The Meaning of Confidence: A Brief Appendix to Direct and Indirect Meaning

emptiness-creative

I’d like to build this brief consideration directly on the back of Direct and Indiret Meaning.

When words, ideas, beliefs all become transparently ersatz, the question of what is real becomes extraordinarily urgent.

Where is the still point in this bending and spinning hall of mirrors that is consciousness?

When nothing that I know about myself is real, when everything is only a story, whose narrative lines are always being bent by ferocious headwinds of fight and flight, by a desire for admiration, where do I find a foundation upon which to live a confident and humane life?

I think there are two ways to see through the simulacra of human thought and imagination. Both seem to be coherent, but one seems to penetrate more deeply:

One is to merely dismiss this capacity for invention as a psycho/political drama of self-preservation. Another is to recognize this capacity as the most powerful (black and white) magic that has ever been granted to a living thing. The second encourages a sparing use of the imagination. And the more sparingly imagination is used, the more profoundly powerful it becomes.

I’m not taking time just yet to lay out these two ways of responding to the discovery of the limits of thought. But I think I’ll eventually show how both Jimmie G., or “The Lost Mariner” in Oliver Sacks’ The Man Who Mistook His Wife for a Hat; and the narrator in Beckett’s The Unnameable reveal minds encountering this limit.

I want this particular essay to be brief; to merely lay the groundwork for examining The Unnameable and The Lost Mariner when i might feel up to the effort.

One thing I have to note in passing is that Oliver Sachs – and I love him very much – does not quite seem to recognize the difference between living in the present and living in a memory drastically shortened (by brain damage in the case for Jimmie G.). For Oliver there is only a healthy Self tied to the identification with memories, and a lost Self, cut off from those memories.

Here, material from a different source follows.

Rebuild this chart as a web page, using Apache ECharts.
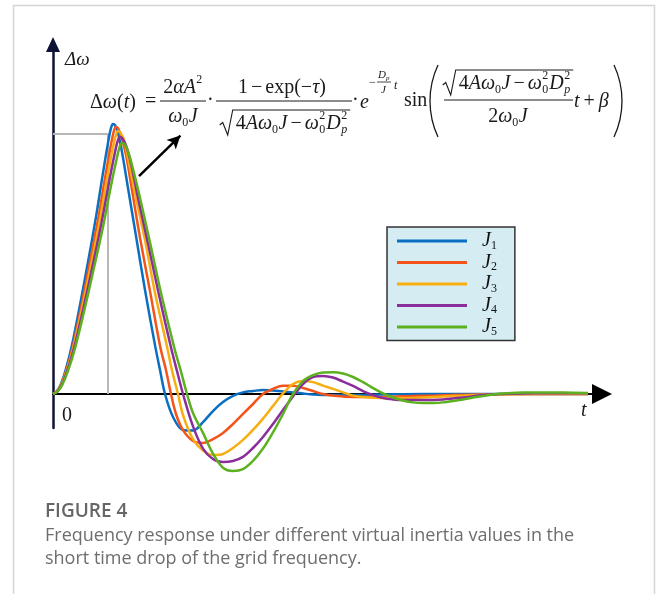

The narrator in The Unnameable is also stranded in a drastically shortened narrative space that requires the constant “telling of lies” to keep himself, supposedly, from drowning in Selflessness.

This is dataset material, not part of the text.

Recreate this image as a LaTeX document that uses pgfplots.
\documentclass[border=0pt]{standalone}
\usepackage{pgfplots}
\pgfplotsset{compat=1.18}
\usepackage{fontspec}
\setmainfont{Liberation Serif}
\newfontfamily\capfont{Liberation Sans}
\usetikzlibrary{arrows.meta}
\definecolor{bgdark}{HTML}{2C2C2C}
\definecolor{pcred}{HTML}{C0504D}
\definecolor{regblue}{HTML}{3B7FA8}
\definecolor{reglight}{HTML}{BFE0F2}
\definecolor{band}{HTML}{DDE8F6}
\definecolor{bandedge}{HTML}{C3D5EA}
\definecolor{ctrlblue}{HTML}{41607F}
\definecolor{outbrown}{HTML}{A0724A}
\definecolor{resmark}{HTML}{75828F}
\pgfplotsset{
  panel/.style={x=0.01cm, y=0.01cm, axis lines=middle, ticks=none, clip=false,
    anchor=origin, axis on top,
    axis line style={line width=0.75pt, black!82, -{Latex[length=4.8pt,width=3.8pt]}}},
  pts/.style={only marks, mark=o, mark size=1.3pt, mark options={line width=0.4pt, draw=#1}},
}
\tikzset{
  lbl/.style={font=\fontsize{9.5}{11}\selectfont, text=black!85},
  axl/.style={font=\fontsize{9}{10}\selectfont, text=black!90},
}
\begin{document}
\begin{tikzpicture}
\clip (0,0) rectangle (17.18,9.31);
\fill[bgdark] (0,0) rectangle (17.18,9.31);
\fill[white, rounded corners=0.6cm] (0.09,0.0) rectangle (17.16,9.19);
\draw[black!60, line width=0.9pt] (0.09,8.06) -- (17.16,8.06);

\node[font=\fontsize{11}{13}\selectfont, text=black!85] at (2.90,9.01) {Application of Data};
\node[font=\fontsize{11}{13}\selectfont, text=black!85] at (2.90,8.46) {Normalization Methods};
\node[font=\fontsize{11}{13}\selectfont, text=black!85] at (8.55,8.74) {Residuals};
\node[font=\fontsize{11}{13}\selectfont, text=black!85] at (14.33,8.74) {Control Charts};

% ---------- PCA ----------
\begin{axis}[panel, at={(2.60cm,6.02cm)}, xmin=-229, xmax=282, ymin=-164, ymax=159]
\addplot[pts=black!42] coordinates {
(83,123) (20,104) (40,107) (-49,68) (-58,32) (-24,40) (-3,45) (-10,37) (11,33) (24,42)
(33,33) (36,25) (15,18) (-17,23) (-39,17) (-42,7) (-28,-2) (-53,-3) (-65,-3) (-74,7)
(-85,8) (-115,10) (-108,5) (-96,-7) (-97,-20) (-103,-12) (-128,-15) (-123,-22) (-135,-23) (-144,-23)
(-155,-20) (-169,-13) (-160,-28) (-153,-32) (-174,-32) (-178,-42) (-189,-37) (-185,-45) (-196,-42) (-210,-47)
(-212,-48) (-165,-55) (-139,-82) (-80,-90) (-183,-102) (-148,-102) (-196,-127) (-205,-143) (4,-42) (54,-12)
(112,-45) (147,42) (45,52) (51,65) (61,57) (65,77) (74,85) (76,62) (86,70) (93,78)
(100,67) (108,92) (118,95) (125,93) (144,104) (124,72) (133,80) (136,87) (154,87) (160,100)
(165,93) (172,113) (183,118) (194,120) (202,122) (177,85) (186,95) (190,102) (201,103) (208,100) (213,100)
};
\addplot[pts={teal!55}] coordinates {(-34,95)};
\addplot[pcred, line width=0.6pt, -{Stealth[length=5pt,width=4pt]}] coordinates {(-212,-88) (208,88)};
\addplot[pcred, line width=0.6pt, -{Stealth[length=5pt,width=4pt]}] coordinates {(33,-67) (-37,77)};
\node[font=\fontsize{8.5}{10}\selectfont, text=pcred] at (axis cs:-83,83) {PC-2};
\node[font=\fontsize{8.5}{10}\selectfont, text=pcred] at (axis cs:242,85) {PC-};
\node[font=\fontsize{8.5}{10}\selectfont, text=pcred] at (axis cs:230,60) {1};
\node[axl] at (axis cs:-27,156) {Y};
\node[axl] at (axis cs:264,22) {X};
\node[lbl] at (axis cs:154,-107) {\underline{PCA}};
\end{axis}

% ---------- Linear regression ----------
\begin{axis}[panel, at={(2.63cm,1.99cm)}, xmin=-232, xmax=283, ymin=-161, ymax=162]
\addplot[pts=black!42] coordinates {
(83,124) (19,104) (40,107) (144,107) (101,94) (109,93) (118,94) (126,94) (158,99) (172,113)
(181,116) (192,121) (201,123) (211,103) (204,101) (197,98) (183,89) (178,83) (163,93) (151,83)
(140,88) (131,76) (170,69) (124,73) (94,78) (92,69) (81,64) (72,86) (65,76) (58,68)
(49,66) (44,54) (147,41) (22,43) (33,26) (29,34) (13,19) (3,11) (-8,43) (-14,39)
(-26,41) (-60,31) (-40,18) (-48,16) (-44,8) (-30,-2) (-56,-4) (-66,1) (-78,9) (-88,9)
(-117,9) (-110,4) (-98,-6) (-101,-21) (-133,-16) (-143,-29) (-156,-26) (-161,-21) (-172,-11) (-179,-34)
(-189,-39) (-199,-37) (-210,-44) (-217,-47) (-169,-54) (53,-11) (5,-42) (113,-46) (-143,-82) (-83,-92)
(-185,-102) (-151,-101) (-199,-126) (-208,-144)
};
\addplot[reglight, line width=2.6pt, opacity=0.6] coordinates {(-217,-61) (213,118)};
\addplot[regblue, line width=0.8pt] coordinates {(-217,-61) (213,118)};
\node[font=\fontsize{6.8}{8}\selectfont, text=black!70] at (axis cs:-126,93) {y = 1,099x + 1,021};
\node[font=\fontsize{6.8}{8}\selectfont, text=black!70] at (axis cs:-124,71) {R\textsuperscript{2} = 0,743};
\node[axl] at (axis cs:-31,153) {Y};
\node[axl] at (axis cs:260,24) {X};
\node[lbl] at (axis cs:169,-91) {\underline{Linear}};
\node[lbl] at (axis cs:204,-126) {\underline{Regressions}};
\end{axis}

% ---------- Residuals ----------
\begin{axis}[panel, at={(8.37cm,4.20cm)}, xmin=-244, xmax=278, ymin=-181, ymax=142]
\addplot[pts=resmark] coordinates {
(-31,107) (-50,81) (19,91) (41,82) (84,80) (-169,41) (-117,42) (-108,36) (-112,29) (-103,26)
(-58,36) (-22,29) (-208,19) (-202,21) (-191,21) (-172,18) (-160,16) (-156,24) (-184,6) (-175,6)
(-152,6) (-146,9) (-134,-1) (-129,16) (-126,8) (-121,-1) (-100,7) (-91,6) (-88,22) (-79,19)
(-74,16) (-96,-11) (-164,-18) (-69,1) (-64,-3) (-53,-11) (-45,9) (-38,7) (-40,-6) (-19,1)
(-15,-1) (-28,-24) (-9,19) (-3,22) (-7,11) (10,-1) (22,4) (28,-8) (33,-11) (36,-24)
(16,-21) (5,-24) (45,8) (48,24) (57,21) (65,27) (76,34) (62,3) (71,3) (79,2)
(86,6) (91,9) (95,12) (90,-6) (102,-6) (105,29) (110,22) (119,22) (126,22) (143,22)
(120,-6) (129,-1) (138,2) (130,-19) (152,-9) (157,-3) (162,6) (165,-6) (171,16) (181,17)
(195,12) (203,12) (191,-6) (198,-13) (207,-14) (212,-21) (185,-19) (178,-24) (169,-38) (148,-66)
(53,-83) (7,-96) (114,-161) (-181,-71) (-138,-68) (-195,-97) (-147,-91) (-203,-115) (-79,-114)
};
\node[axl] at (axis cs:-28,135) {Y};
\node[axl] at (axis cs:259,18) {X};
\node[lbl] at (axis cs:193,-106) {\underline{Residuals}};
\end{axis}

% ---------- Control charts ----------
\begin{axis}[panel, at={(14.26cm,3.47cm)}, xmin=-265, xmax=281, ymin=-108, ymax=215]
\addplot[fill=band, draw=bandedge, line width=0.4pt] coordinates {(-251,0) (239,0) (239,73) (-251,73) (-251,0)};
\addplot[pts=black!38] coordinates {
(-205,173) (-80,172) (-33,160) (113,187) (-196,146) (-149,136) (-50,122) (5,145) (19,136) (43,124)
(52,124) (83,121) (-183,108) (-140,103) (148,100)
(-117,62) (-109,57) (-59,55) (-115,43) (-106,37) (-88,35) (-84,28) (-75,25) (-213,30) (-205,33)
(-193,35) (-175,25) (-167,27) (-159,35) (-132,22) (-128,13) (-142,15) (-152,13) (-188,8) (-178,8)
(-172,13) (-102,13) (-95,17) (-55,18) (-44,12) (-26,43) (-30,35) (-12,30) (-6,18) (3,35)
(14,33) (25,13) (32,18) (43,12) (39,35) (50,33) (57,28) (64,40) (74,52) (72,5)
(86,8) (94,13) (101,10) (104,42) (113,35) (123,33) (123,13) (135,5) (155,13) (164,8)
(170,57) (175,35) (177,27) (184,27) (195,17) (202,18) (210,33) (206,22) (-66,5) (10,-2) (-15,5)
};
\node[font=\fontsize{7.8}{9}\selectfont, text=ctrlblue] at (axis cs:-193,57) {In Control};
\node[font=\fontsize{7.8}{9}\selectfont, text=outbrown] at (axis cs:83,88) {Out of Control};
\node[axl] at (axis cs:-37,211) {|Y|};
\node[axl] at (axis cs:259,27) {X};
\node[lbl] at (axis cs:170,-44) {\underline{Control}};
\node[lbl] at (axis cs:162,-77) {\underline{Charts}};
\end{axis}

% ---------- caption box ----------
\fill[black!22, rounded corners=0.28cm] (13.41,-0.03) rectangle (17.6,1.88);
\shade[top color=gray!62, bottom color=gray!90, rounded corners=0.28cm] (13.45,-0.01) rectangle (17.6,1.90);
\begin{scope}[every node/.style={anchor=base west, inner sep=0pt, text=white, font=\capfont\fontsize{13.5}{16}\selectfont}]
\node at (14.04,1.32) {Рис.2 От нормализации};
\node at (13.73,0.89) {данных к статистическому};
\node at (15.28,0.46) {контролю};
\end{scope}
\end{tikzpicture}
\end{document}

The Unnameable has memories, but he sees through the falsifying motivations of these memories. Somehow this allows the reader to obtain an “overview effect” — a meta-level view is opened up by The Unnameable on the question of identification.

The Unnameable simply doesn’t believe what Oliver Sachs believes – that a healthy Self is tied to the identification with memories. The Unnameable sees through this point of view as another tall tale.

Here The Unnameable flirts (by default, negatively, without saying this directly) with the recognition that confidence and well-being are not tied to “holding oneself together.” It flirts with the insight that a confidence in being emerges precisely when confidence in oneself disappears.

Don’t confuse a lack of confidence in oneself for derogatory thoughts about oneself. When we’re severely self-critical we show all too much confidence in our own darkest opinions about ourselves. That’s a form of confidence in reverse. A confidence that I’m no good.

What I’m referring to is a kind of Self-Neutrality, a suspended state, as David Bohm might say.

And when meeting the limits of thought in a radically penetrating manner – in a way that does not stop in fear at the prospect of a loss of Self, and does not bog down in a swamp of self-recrimination  – memory loses its dominating hold. It still serves a function, but not a function of identity beyond this stage.

At this stage confidence directly correlates in a most unexpected manner with uncertainty. We stop trusting the images and begin to trust the vast, unnameable, unknowable movement of being. The compulsions of memory want us to pin this “being” down to some knowable definition.

But that’s just it. We have to stop “knowing what it means”, and shift into “being what it means.” Then there is no need for self-consciousness, no need for identification.

5 thoughts on “The Meaning of Confidence: A Brief Appendix to Direct and Indirect Meaning

  1. I keep on reading, post after post, backtracking, getting a little lost,forward again. Thank you for weaving your thoughts for us here – I have tried it myself on a blog, in letters, and know how impossible it is. Considering what you’re writing about (beautiful Anglo-Saxon word, meaning “outside of”), it’s all the more extraordinary.
    So, today: “Another is to recognize this capacity as the most powerful (black and white) magic that has ever been granted to a living thing. The second encourages a sparing use of the imagination. And the more sparingly imagination is used, the more profoundly powerful it becomes.” That brought me to a stop. When I stop I start to listen (“self neutrality”?) There’s a lot of resonance there to let be/sing.